XII. НАВСТРЕЧУ СВОБОДЕ
Наступило тревожное лето 1914 года. Прозвучал выстрел в Сараеве, послуживший предлогом к началу небывалой по числу жертв в истории мировой бойни. Германия и Россия, Франция, Англия, Италия — все новые и новые страны включались в орбиту этого страшного колеса. Как карточные домики разлетались все клятвы о международной солидарности вождей социал-демократических партий.
В этот период всеобщего идейного разброда и паники, когда уже со всех сторон шли к фронту поезда с новобранцами, спешно формировались эшелоны с боеприпасами и продовольствием, когда в скором времени стали приходить вести о поражениях, многие, даже самые ярые противники русского самодержавия из среды интеллигенции, оказались охвачены идеей спасения родины.

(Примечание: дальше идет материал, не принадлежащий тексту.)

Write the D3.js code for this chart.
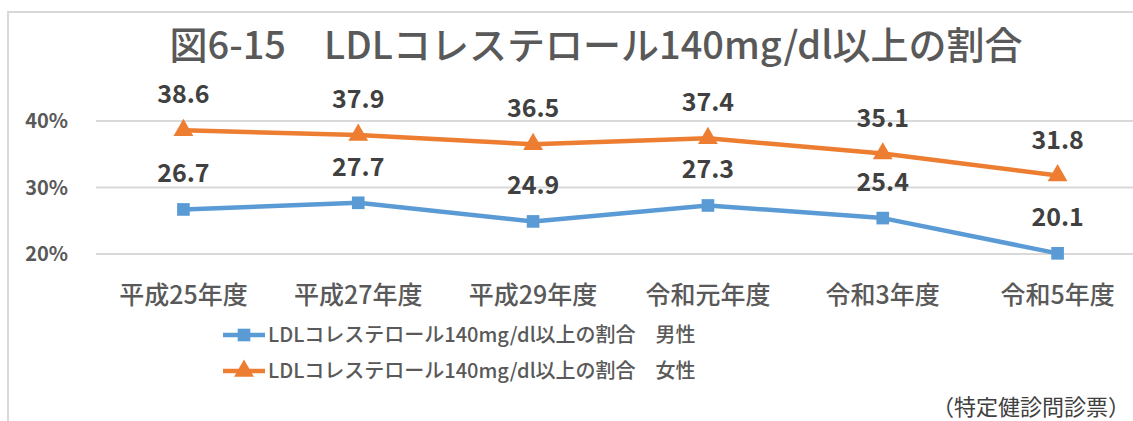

Они забыли о подлинных причинах войны, забыли, в чьих интересах ведется эта ужасающая по жестокости и своим колоссальным размерам бойня, они желали только одного — избавления родины от нагрянувшего врага. Помощь фронту стала одной из форм проявления патриотических чувств. Правительство ловко разжигало подобные настроения, печатая рассказы о доблести и геройских подвигах русских солдат и сообщения о зверствах немцев; организуя различные благотворительные спектакли и концерты в пользу раненых, оно выкачивало огромные средства, которые в значительной степени растекались либо по карманам военной администрации, либо шли на покрытие хищений снабженцев армии.
Собинов так же, как и его собратья по искусству, принимал деятельное участие в сборе средств в помощь раненым.
Как относился Собинов к развернувшимся событиям? Помощь раненым он считал своим прямым долгом уже по простым соображениям гуманизма. Он был очень рад и горд, когда, стоя на каком-нибудь бойком перекрестке с кружкой для пожертвований, собирал крупные суммы. Леонид Витальевич дает в эти годы много концертов в пользу раненых воинов. На личные средства устраивает в своей квартире госпиталь на восемь коек. Большую помощь в этом благородном деле оказывает Леониду Витальевичу его жена — Нина Ивановна Собинова (они поженились в 1915 году). Артистом руководит одно желание: хоть чем-нибудь, в меру своих сил, помочь тем, кто наиболее страдает в этой ужасной войне.